- Вы сегодня проходили по Моховой?
- Да, проходил. А что?
- На университетскую вывеску не обращали внимания?
- А что на ней?
- На ней написано "Московский государственный университет имени М. Н. Покровского".
Это был мой первый тюремно-лагерный урок: никогда не вступать в спор с начальством, а главное - никогда не поправлять его... Ответ был немедленный:
- Собирайтесь!
Оксана бросает маленькую Наташку, она лихорадочно начинает меня собирать. Нет, не лихорадочно. На улице теплая апрельская ночь, но она достает самый теплый и новый свитер, она собирает белье, укладывает пижаму, домашние туфли, ещё какие-то мелочи...
- Ну, хватит! Ненадолго же едем, подержат немного и выпустят!
Но она все хлопочет, все цепляется и, уже после того как я со всеми попрощался, выбегает за мной на лестничную площадку. И по тому, как она отрывается от меня, вдруг понимаю: она не верит, что мы когда-нибудь увидимся... Так и не увиделись больше. Попрощались навсегда.
Но я ещё не способен был это понять, мои мысли все ещё дома. И когда меня выводят из подъезда, ведут к "эмке", стоящей немного поодаль, меня тревожит мысль: а вдруг они запечатают одну из двух наших комнат и всем придется ютиться в первой, маленькой... Меня везет сам начальник "операции", и я обращаюсь к нему:
- Я вас очень прошу: ребенок болен, не запирайте второй комнаты.

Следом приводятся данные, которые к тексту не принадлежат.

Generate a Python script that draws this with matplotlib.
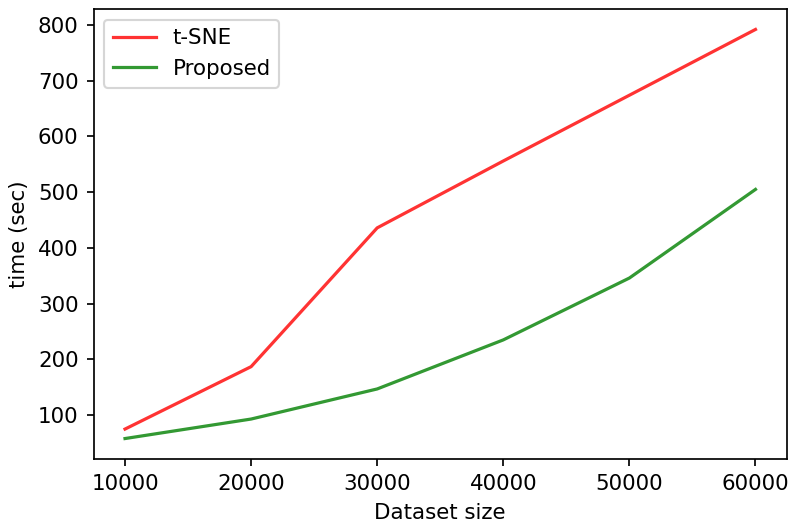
import matplotlib
matplotlib.use("Agg")
import matplotlib.pyplot as plt

dataset_size = [10000, 20000, 30000, 40000, 50000, 60000]
tsne_time = [75, 187, 436, 556, 674, 792]
proposed_time = [58, 93, 147, 235, 346, 505]

W, H = 788, 524
dpi = 154
fig = plt.figure(figsize=(W / dpi, H / dpi), dpi=dpi)
ax = fig.add_axes([93.5 / W, 1 - 459 / H, (787 - 93.5) / W, (459 - 9) / H])

ax.plot(dataset_size, tsne_time, color="red", alpha=0.8, label="t-SNE")
ax.plot(dataset_size, proposed_time, color="green", alpha=0.8, label="Proposed")

ax.set_xlabel("Dataset size")
ax.set_ylabel("time (sec)")
ax.legend(loc="upper left")

fig.savefig("out.png", dpi=dpi)
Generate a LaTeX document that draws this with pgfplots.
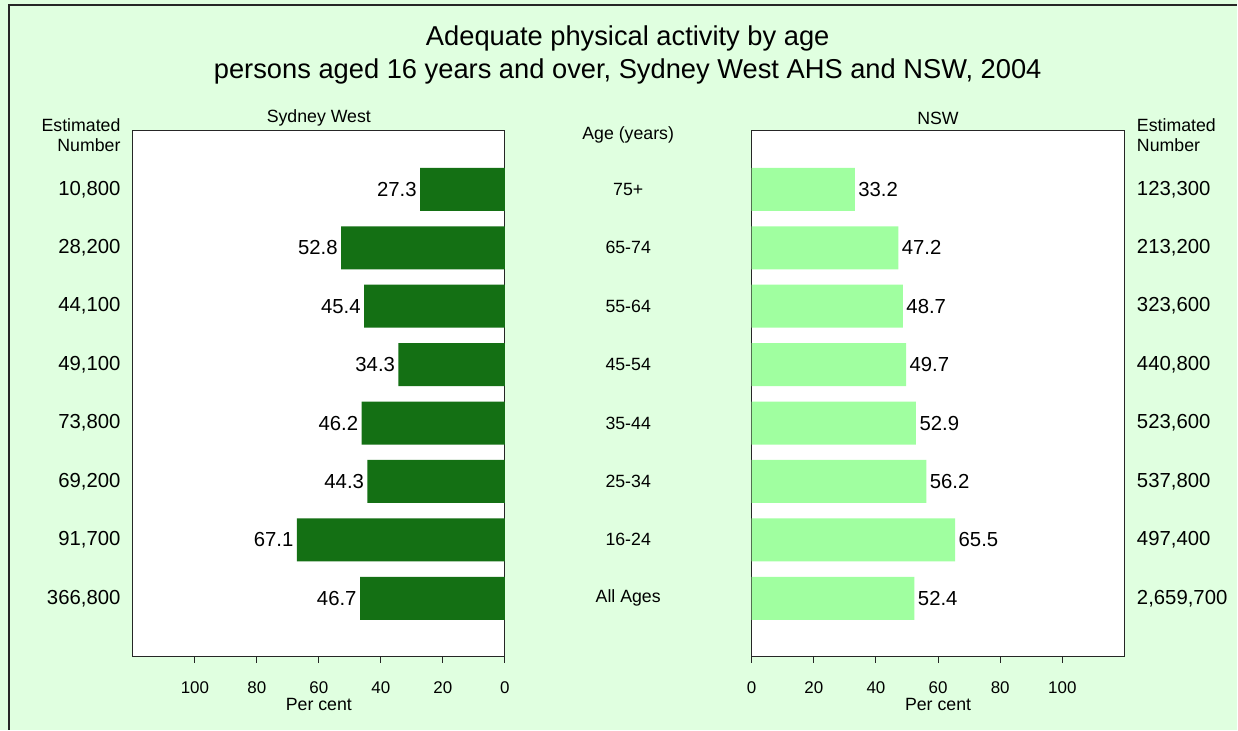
\documentclass[border=0pt]{standalone}
\usepackage{pgfplots}
\pgfplotsset{compat=1.18}
\usepackage{pgfplotstable}
\usepackage{fontspec}
\setmainfont{Liberation Sans}
\definecolor{bg}{RGB}{224,255,224}
\definecolor{dk}{RGB}{20,112,20}
\definecolor{lt}{RGB}{160,255,160}

\pgfplotstableread{
y v
0 46.7
1 67.1
2 44.3
3 46.2
4 34.3
5 45.4
6 52.8
7 27.3
}\sw
\pgfplotstableread{
y v
0 52.4
1 65.5
2 56.2
3 52.9
4 49.7
5 48.7
6 47.2
7 33.2
}\nsw

\newcommand{\sz}{\fontsize{17.8}{20.5}\selectfont}
\newcommand{\szt}{\fontsize{17}{20}\selectfont}
\newcommand{\szb}{\fontsize{20.4}{23}\selectfont}

\pgfplotsset{
  panel/.style={
    scale only axis, height=526bp,
    xmin=0, xmax=120, ymin=-1, ymax=8,
    xbar, bar width=43bp,
    axis background/.style={fill=white},
    axis line style={black!85, line width=1bp},
    tick style={black!85, line width=1bp},
    xtick={0,20,...,100}, tick align=outside, xtick pos=bottom,
    major tick length=6bp,
    ytick={0,...,7}, ytick style={draw=none},
    /pgf/number format/assume math mode=true,
    font=\sz,
    xticklabel style={font=\szt, yshift=-15bp},
    yticklabel style={font=\szb},
    xlabel={Per cent},
    xlabel style={at={(axis description cs:0.5,0)}, anchor=center, yshift=-48bp, font=\sz},
    title style={at={(axis description cs:0.5,1)}, anchor=center, yshift=7bp, font=\sz},
    nodes near coords={\pgfmathprintnumber[fixed,fixed zerofill,precision=1,assume math mode=true]{\pgfplotspointmeta}},
    every node near coord/.append style={font=\szb, text=black},
  }
}

\begin{document}
\begin{tikzpicture}
\fill[bg] (0,0) rectangle (1238bp,730bp);
\draw[black!85, line width=1.2bp] (9bp,0) -- (9bp,725bp) -- (1238bp,725bp);

\node[font=\fontsize{27.4}{33}\selectfont, align=center] at (628bp,675bp)
  {Adequate physical activity by age\\persons aged 16 years and over, Sydney West AHS and NSW, 2004};
\node[font=\sz, align=right, anchor=east] at (124bp,595bp) {Estimated\\Number};
\node[font=\sz, align=left, anchor=west] at (1134bp,595bp) {Estimated\\Number};

% Sydney West
\begin{axis}[panel, width=372bp, at={(133bp,73bp)}, anchor=south west,
  x dir=reverse, title={Sydney West},
  yticklabels={{366,800},{91,700},{69,200},{73,800},{49,100},{44,100},{28,200},{10,800}},
  yticklabel style={xshift=-3bp},
  every node near coord/.append style={anchor=east}]
\addplot[draw=none, fill=dk] table[x=v, y=y] {\sw};
\end{axis}

% Age labels
\begin{axis}[scale only axis, width=247bp, height=526bp, at={(505bp,73bp)}, anchor=south west,
  xmin=0, xmax=1, ymin=-1, ymax=8, axis line style={draw=none},
  xtick=\empty, ytick={0,...,7}, major tick length=0bp, ytick style={draw=none},
  yticklabels={All Ages,16-24,25-34,35-44,45-54,55-64,65-74,75+},
  yticklabel style={font=\sz, anchor=center, xshift=123.5bp},
  title={Age (years)},
  title style={at={(axis description cs:0.5,1)}, anchor=center, yshift=-10bp, font=\sz}]
\end{axis}

% NSW
\begin{axis}[panel, width=373bp, at={(752bp,73bp)}, anchor=south west,
  title={NSW}, yticklabel pos=right,
  yticklabels={{2,659,700},{497,400},{537,800},{523,600},{440,800},{323,600},{213,200},{123,300}},
  yticklabel style={xshift=3bp},
  every node near coord/.append style={anchor=west}]
\addplot[draw=none, fill=lt] table[x=v, y=y] {\nsw};
\end{axis}
\end{tikzpicture}
\end{document}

- Да не беспокойтесь вы! Вторую комнату опечатывать не будем. Все останется по-прежнему, даю вам честное слово!
Это был первый случай, когда узнал цену "честного слова" чекиста. Он отвез меня, вернулся назад, забрал и отвез Елену, а затем ещё раз вернулся и забрал Оксану... Остался ещё один член семьи. Но ей был один год и три месяца, и ей предстояла не "внутренняя", не Бутырка, а тюремный "Дом младенца". Но и этого Наташа избегнула. Оксана, когда за ней приехали, сказала, что не выйдет из комнаты, пока не приедет моя мать и не заберет ребенка, и что она будет бить стекла, кричать на всю улицу, драться, но без этого не пойдет никуда. И решимость этой беззащитной, двадцатидвухлетней больной женщины была столь очевидна, а устраивать скандал в глухую ночь на центральной улице оперативникам не хотелось, что, сбегав куда надо, позвонив куда надо, они вызвали по телефону маму, и она забрала у Оксаны дочь. Тоже навсегда.
А комнату запечатали. И не одну, а две. И, как я выяснил из протокола, лежащего в старой коричневой папочке, было в этих двух комнатах 29 квадратных метров. Но тогда я ещё ничего этого не знал. И думал об оставшихся, пока меня ночной Москвой везли к знакомому проклятому дому и пока меня обрабатывали: обыскивали, срезали шнурки и пуговицы, фотографировали, снимали отпечатки пальцев... А потом повели по коридорам и закоулкам, подвели к двери с тюремным глазком. Со звоном, навсегда оставшимся в памяти, открылась дверь, и я с трудом протиснулся через маленькую, из нескольких человек, толпу. В камере натертые паркетные полы, стоят в ряд четыре железные койки, покрытые серыми, специфически арестантскими одеялами. Лишь на одной лежит, закинув руки за голову, обросший рыжей щетиной ещё молодой человек. Остальные койки свободны, хотя у двери толпится человек пять-шесть. Немолодые, с вещами, запихнутыми в рубашку или кальсоны, поддерживая падающие штаны, они молча, не обмениваясь ни словом, неподвижно стоят у двери.